### Data lines
##############################

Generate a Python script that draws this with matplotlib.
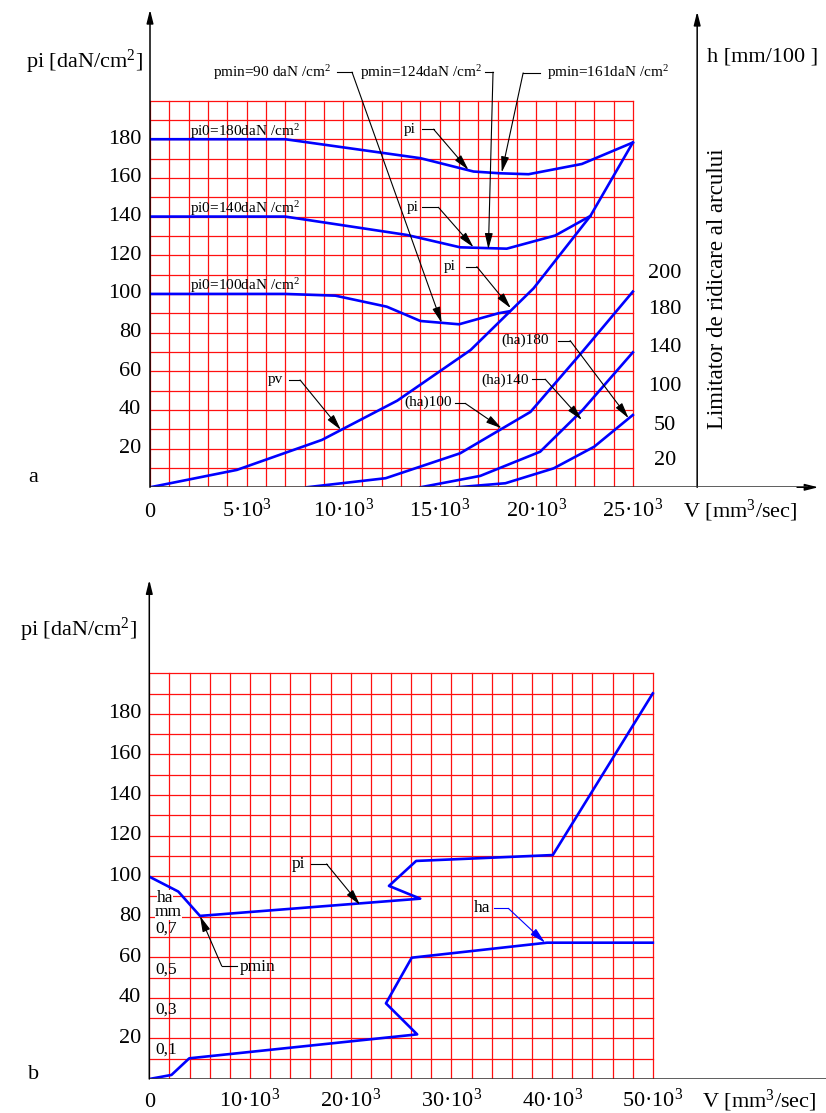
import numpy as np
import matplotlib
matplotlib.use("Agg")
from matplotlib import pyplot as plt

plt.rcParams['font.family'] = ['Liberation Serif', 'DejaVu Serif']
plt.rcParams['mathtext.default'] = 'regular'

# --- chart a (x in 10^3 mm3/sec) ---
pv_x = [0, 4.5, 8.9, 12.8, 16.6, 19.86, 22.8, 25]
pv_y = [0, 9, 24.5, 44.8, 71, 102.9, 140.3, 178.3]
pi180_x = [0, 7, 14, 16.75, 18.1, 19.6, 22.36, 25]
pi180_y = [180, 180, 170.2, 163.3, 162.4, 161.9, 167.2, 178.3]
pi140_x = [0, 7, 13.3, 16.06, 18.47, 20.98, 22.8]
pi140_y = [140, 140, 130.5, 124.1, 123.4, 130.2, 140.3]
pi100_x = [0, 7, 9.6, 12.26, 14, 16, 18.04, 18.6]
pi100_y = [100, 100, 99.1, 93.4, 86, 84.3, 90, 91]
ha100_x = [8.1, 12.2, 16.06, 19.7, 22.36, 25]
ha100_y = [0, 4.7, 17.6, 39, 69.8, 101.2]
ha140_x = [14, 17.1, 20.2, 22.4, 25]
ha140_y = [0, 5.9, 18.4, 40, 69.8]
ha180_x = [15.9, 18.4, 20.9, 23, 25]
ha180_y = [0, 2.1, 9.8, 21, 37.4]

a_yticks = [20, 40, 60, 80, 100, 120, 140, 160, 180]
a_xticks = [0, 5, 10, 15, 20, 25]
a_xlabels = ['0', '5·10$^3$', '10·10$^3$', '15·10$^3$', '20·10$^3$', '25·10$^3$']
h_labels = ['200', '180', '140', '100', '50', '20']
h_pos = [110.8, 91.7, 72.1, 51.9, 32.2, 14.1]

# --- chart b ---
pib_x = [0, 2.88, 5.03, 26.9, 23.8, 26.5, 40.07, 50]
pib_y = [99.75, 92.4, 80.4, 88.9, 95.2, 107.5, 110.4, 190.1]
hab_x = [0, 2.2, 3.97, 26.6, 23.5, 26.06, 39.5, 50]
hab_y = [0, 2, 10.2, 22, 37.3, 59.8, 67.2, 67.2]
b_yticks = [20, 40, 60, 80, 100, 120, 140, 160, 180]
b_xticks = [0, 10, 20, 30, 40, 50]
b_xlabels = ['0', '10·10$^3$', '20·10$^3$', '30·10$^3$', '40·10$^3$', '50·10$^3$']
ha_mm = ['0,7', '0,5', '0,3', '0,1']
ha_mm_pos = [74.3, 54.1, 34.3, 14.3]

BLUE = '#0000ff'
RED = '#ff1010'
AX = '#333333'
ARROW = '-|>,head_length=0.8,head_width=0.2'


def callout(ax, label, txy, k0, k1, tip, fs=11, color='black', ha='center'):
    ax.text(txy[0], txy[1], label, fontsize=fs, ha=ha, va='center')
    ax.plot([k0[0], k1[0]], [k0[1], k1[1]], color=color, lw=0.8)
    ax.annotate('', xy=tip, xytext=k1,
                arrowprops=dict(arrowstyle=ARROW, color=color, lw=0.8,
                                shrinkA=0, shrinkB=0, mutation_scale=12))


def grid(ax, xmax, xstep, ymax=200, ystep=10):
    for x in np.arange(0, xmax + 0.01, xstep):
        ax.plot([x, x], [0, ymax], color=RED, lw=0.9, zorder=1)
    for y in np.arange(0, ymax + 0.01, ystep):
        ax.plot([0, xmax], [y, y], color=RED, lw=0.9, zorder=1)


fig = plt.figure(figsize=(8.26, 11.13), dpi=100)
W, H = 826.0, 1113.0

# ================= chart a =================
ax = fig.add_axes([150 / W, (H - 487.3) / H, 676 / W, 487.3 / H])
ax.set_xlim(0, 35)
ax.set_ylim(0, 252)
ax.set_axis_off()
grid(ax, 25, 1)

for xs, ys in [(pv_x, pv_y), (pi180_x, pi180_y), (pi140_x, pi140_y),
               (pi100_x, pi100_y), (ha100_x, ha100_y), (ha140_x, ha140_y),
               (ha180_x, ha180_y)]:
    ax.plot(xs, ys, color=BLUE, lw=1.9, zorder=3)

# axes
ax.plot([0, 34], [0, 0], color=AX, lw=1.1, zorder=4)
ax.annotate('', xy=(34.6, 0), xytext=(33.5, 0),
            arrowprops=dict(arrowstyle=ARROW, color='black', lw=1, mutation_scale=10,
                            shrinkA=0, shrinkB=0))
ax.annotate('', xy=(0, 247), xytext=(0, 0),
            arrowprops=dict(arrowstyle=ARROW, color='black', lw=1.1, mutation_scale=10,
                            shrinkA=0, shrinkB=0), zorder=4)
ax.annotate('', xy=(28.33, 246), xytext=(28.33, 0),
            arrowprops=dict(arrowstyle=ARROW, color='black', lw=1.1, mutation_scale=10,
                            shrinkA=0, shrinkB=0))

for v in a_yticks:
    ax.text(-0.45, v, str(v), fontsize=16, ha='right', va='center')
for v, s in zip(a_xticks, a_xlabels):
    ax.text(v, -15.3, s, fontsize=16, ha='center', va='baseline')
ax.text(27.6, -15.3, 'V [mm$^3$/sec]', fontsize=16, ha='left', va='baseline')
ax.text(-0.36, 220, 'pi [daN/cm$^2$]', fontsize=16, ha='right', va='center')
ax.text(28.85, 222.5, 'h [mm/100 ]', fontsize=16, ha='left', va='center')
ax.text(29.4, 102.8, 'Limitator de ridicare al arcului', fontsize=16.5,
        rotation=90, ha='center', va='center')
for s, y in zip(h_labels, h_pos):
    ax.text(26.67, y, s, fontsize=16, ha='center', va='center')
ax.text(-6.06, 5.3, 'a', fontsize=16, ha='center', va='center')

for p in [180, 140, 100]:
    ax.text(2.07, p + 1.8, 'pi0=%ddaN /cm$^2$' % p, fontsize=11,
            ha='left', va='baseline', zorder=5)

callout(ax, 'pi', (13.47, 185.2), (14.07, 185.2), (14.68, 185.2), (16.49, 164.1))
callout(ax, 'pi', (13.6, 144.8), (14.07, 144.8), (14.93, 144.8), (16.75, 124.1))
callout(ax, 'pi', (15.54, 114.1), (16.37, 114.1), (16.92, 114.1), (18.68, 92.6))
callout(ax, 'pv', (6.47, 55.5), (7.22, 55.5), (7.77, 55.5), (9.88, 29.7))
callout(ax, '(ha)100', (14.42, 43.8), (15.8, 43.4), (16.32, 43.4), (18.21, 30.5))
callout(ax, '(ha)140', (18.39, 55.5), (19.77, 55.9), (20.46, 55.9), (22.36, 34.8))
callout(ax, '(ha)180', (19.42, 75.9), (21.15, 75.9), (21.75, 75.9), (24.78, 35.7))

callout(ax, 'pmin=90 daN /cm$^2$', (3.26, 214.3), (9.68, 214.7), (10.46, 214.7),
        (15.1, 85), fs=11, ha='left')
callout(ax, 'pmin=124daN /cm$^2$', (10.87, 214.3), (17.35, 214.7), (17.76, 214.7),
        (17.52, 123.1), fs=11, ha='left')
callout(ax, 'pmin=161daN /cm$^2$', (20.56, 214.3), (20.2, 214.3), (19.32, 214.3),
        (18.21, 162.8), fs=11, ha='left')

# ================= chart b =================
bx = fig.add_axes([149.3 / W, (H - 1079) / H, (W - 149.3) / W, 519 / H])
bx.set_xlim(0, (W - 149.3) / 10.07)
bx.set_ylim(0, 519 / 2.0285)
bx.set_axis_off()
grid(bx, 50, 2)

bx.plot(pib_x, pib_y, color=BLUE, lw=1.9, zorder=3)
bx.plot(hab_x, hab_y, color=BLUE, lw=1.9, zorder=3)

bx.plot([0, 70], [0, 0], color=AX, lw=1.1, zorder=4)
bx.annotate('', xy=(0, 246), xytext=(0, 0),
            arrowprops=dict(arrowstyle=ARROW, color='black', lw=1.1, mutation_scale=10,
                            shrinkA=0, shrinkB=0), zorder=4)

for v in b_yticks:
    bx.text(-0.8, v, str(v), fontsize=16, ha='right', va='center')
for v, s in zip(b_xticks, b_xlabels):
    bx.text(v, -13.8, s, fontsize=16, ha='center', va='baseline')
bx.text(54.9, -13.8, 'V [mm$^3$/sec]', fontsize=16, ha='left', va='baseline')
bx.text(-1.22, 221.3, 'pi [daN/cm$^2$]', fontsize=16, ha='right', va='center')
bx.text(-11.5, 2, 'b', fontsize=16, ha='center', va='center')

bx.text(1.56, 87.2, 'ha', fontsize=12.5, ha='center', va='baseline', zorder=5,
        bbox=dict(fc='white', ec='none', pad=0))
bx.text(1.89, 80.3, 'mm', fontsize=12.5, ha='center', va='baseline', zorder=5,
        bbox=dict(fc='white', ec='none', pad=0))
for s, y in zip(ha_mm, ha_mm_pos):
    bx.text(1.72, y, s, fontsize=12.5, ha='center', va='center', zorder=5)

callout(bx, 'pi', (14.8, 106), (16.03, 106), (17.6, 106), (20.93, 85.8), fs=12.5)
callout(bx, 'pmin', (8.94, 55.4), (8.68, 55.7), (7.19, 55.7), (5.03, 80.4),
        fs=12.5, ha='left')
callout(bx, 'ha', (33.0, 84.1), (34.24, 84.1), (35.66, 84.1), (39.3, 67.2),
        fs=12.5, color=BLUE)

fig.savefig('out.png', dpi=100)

##############################

Transcribe exactly, with no pictures, the lines running from the first line of the material through the line holding "plt.rcParams['mathtext.default'] = 'regular'".

### Expected answer
Generate a Python script that draws this with matplotlib.
import numpy as np
import matplotlib
matplotlib.use("Agg")
from matplotlib import pyplot as plt

plt.rcParams['font.family'] = ['Liberation Serif', 'DejaVu Serif']
plt.rcParams['mathtext.default'] = 'regular'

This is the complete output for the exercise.